TASK OBJECTIVE
Reproduce exactly, with no pictures, each line from the opening of the material down through the line containing "80, 70, 60, 50, 40, 30, 20, 10, 0, 0]".

DATA SEGMENT

>> Begin

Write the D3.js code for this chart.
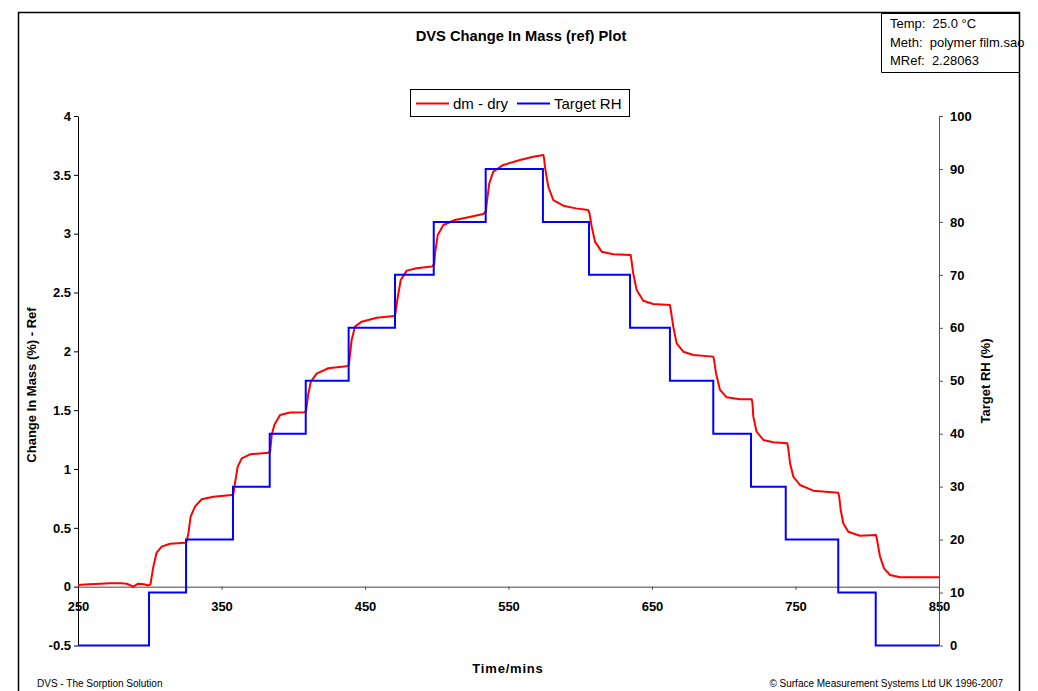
<!DOCTYPE html>
<html>
<head>
<meta charset="utf-8">
<script src="https://cdn.jsdelivr.net/npm/d3@7"></script>
<style>
  body { margin: 0; background: #fff; }
  svg { display: block; font-family: "Liberation Sans", Arial, sans-serif; }
  .tick text { font-size: 13px; font-weight: bold; fill: #000; }
  .axis-label { font-size: 13px; font-weight: bold; }
  .footer { font-size: 10px; }
  .info { font-size: 13px; white-space: pre; }
</style>
</head>
<body>
<div id="wrapper"></div>
<script>
// Target RH step series (right axis): step start times and values
const rhTime = [250, 299.5, 325.3, 358, 383.6, 408.7, 438.6, 470.9, 497.9, 534.1,
  574, 606.1, 634.7, 662.5, 692.7, 719, 743.2, 779.8, 805.9, 850]
const rhValue = [0, 10, 20, 30, 40, 50, 60, 70, 80, 90,
  80, 70, 60, 50, 40, 30, 20, 10, 0, 0]

// dm - dry series (left axis)
const massTime = [
  250, 258, 266, 272, 280, 284, 288.5, 292, 296, 299,
  300.5, 302.5, 304.8, 308.3, 314.1, 324.6,
  325.6, 326.9, 328.5, 331.5, 336.2, 344.3, 357.1,
  358.3, 359.4, 361.3, 364.1, 369.9, 382.6,
  383.9, 385, 386.8, 390.8, 397.7, 408.2,
  409, 410.5, 412.2, 416.3, 424.4, 438.4,
  438.9, 440.7, 443, 447.7, 458.2, 470.4,
  471.2, 472.5, 474.9, 479.1, 486, 496.5,
  498.2, 498.8, 500.7, 504.6, 512.7, 522, 532.4,
  534.3, 534.8, 536.6, 539.4, 546.4, 558, 567.3, 574.3,
  574.8, 575.4, 577.7, 581.2, 588.2, 597, 605.6,
  606.5, 608, 610.3, 614.9, 623, 635.1,
  635.5, 636.9, 639.3, 643.9, 650.9, 662.5,
  663, 664.8, 667.2, 671.8, 678.8, 692.7,
  693.2, 694.6, 697.4, 702, 711.3, 719.5,
  720, 720.6, 722.9, 727.6, 734.5, 744.3,
  745, 746.2, 748.5, 753.1, 762.4, 779.8,
  780.5, 781.5, 783.3, 786.8, 794.9, 806.1,
  806.8, 808.9, 811.7, 815.9, 822.9, 850
]
const massChange = [
  0.015, 0.02, 0.025, 0.03, 0.028, 0.025, 0.0, 0.025, 0.02, 0.01,
  0.02, 0.17, 0.29, 0.34, 0.365, 0.374,
  0.38, 0.45, 0.595, 0.68, 0.743, 0.765, 0.78,
  0.79, 0.879, 1.02, 1.09, 1.125, 1.139,
  1.15, 1.289, 1.374, 1.459, 1.48, 1.482,
  1.5, 1.64, 1.74, 1.81, 1.856, 1.876,
  1.9, 2.097, 2.21, 2.252, 2.286, 2.30,
  2.32, 2.436, 2.606, 2.686, 2.706, 2.72,
  2.74, 2.833, 2.989, 3.074, 3.116, 3.14, 3.167,
  3.19, 3.258, 3.428, 3.527, 3.584, 3.626, 3.654, 3.668,
  3.64, 3.569, 3.40, 3.286, 3.238, 3.215, 3.201,
  3.17, 3.059, 2.932, 2.847, 2.825, 2.819,
  2.79, 2.663, 2.521, 2.43, 2.402, 2.394,
  2.36, 2.21, 2.068, 1.997, 1.969, 1.955,
  1.93, 1.814, 1.672, 1.609, 1.593, 1.593,
  1.56, 1.445, 1.317, 1.247, 1.227, 1.219,
  1.17, 1.049, 0.935, 0.864, 0.816, 0.799,
  0.76, 0.652, 0.539, 0.467, 0.433, 0.439,
  0.40, 0.255, 0.156, 0.099, 0.08, 0.08
]

const xTicks = [250, 350, 450, 550, 650, 750, 850]
const leftTicks = [-0.5, 0, 0.5, 1, 1.5, 2, 2.5, 3, 3.5, 4]
const rightTicks = [0, 10, 20, 30, 40, 50, 60, 70, 80, 90, 100]
const infoLines = ["Temp:  25.0 \u00B0C", "Meth:  polymer film.sao", "MRef:  2.28063"]

const dimensions = {
  width: 1038,
  height: 691,
  plotLeft: 78,
  plotRight: 939,
  plotTop: 116,
  plotBottom: 645.5,
}

const wrapper = d3.select("#wrapper")
  .append("svg")
  .attr("width", dimensions.width)
  .attr("height", dimensions.height)

wrapper.append("rect")
  .attr("width", dimensions.width)
  .attr("height", dimensions.height)
  .attr("fill", "#fff")

// page frame
wrapper.append("path")
  .attr("d", "M18.5,700 V12.5 H1019.5 V700")
  .attr("fill", "none")
  .attr("stroke", "#000")
  .attr("stroke-width", 1.5)

// scales
const xScale = d3.scaleLinear()
  .domain([250, 850])
  .range([dimensions.plotLeft, dimensions.plotRight])
const yLeft = d3.scaleLinear()
  .domain([-0.5, 4])
  .range([dimensions.plotBottom, dimensions.plotTop])
const yRight = d3.scaleLinear()
  .domain([0, 100])
  .range([dimensions.plotBottom, dimensions.plotTop])

// axes
const xAxis = wrapper.append("g")
  .attr("transform", `translate(0,${yLeft(0)})`)
  .call(d3.axisBottom(xScale).tickValues(xTicks).tickSize(3).tickSizeOuter(0).tickPadding(12))
xAxis.select(".domain").attr("stroke", "#444")
xAxis.selectAll(".tick line").attr("stroke", "#444")

const leftAxis = wrapper.append("g")
  .attr("transform", `translate(${dimensions.plotLeft},0)`)
  .call(d3.axisLeft(yLeft).tickValues(leftTicks).tickSize(4).tickSizeOuter(0)
    .tickFormat(d => String(d)))
leftAxis.select(".domain").attr("stroke", "#000")

const rightAxis = wrapper.append("g")
  .attr("transform", `translate(${dimensions.plotRight},0)`)
  .call(d3.axisRight(yRight).tickValues(rightTicks).tickSize(4).tickSizeOuter(0).tickPadding(7))
rightAxis.select(".domain").attr("stroke", "#555")
rightAxis.selectAll(".tick line").attr("stroke", "#555")

// lines
const massLine = d3.line()
  .x(i => xScale(massTime[i]))
  .y(i => yLeft(massChange[i]))
wrapper.append("path")
  .attr("d", massLine(d3.range(massTime.length)))
  .attr("fill", "none")
  .attr("stroke", "#ff0000")
  .attr("stroke-width", 2)
  .attr("stroke-linejoin", "round")

const rhLine = d3.line()
  .x(i => xScale(rhTime[i]))
  .y(i => yRight(rhValue[i]))
  .curve(d3.curveStepAfter)
wrapper.append("path")
  .attr("d", rhLine(d3.range(rhTime.length)))
  .attr("fill", "none")
  .attr("stroke", "#0000ff")
  .attr("stroke-width", 2)

// titles
wrapper.append("text")
  .attr("x", 521)
  .attr("y", 41)
  .attr("text-anchor", "middle")
  .style("font-size", "14.7px")
  .style("font-weight", "bold")
  .text("DVS Change In Mass (ref) Plot")

wrapper.append("text")
  .attr("class", "axis-label")
  .attr("transform", "translate(36,385) rotate(-90)")
  .attr("text-anchor", "middle")
  .text("Change In Mass (%) - Ref")

wrapper.append("text")
  .attr("class", "axis-label")
  .attr("transform", "translate(990,381) rotate(-90)")
  .attr("text-anchor", "middle")
  .text("Target RH (%)")

wrapper.append("text")
  .attr("class", "axis-label")
  .attr("x", 508)
  .attr("y", 673)
  .attr("text-anchor", "middle")
  .style("letter-spacing", "0.8px")
  .text("Time/mins")

// legend
const legend = wrapper.append("g")
legend.append("rect")
  .attr("x", 410.5).attr("y", 89.5)
  .attr("width", 219).attr("height", 27)
  .attr("fill", "#fff").attr("stroke", "#000")
const legendItems = [
  { label: "dm - dry", color: "#ff0000", x: 416 },
  { label: "Target RH", color: "#0000ff", x: 517 },
]
legendItems.forEach(item => {
  legend.append("line")
    .attr("x1", item.x).attr("x2", item.x + 33)
    .attr("y1", 103.5).attr("y2", 103.5)
    .attr("stroke", item.color).attr("stroke-width", 2)
  legend.append("text")
    .attr("x", item.x + 37).attr("y", 109)
    .style("font-size", "15px")
    .text(item.label)
})

// info box top right
const info = wrapper.append("g")
info.append("path")
  .attr("d", "M1019.5,13.5 H881.5 V72.5 H1019.5")
  .attr("fill", "none").attr("stroke", "#000")
info.selectAll("text")
  .data(infoLines)
  .join("text")
  .attr("class", "info")
  .attr("x", 890)
  .attr("y", (d, i) => 28 + i * 18.5)
  .text(d => d)

// footer
wrapper.append("text")
  .attr("class", "footer")
  .attr("x", 37).attr("y", 687)
  .text("DVS - The Sorption Solution")
wrapper.append("text")
  .attr("class", "footer")
  .attr("x", 1003).attr("y", 687)
  .attr("text-anchor", "end")
  .text("\u00A9 Surface Measurement Systems Ltd UK 1996-2007")
</script>
</body>
</html>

>> End

SOLVED PROBLEM
Write the D3.js code for this chart.
<!DOCTYPE html>
<html>
<head>
<meta charset="utf-8">
<script src="https://cdn.jsdelivr.net/npm/d3@7"></script>
<style>
  body { margin: 0; background: #fff; }
  svg { display: block; font-family: "Liberation Sans", Arial, sans-serif; }
  .tick text { font-size: 13px; font-weight: bold; fill: #000; }
  .axis-label { font-size: 13px; font-weight: bold; }
  .footer { font-size: 10px; }
  .info { font-size: 13px; white-space: pre; }
</style>
</head>
<body>
<div id="wrapper"></div>
<script>
// Target RH step series (right axis): step start times and values
const rhTime = [250, 299.5, 325.3, 358, 383.6, 408.7, 438.6, 470.9, 497.9, 534.1,
  574, 606.1, 634.7, 662.5, 692.7, 719, 743.2, 779.8, 805.9, 850]
const rhValue = [0, 10, 20, 30, 40, 50, 60, 70, 80, 90,
  80, 70, 60, 50, 40, 30, 20, 10, 0, 0]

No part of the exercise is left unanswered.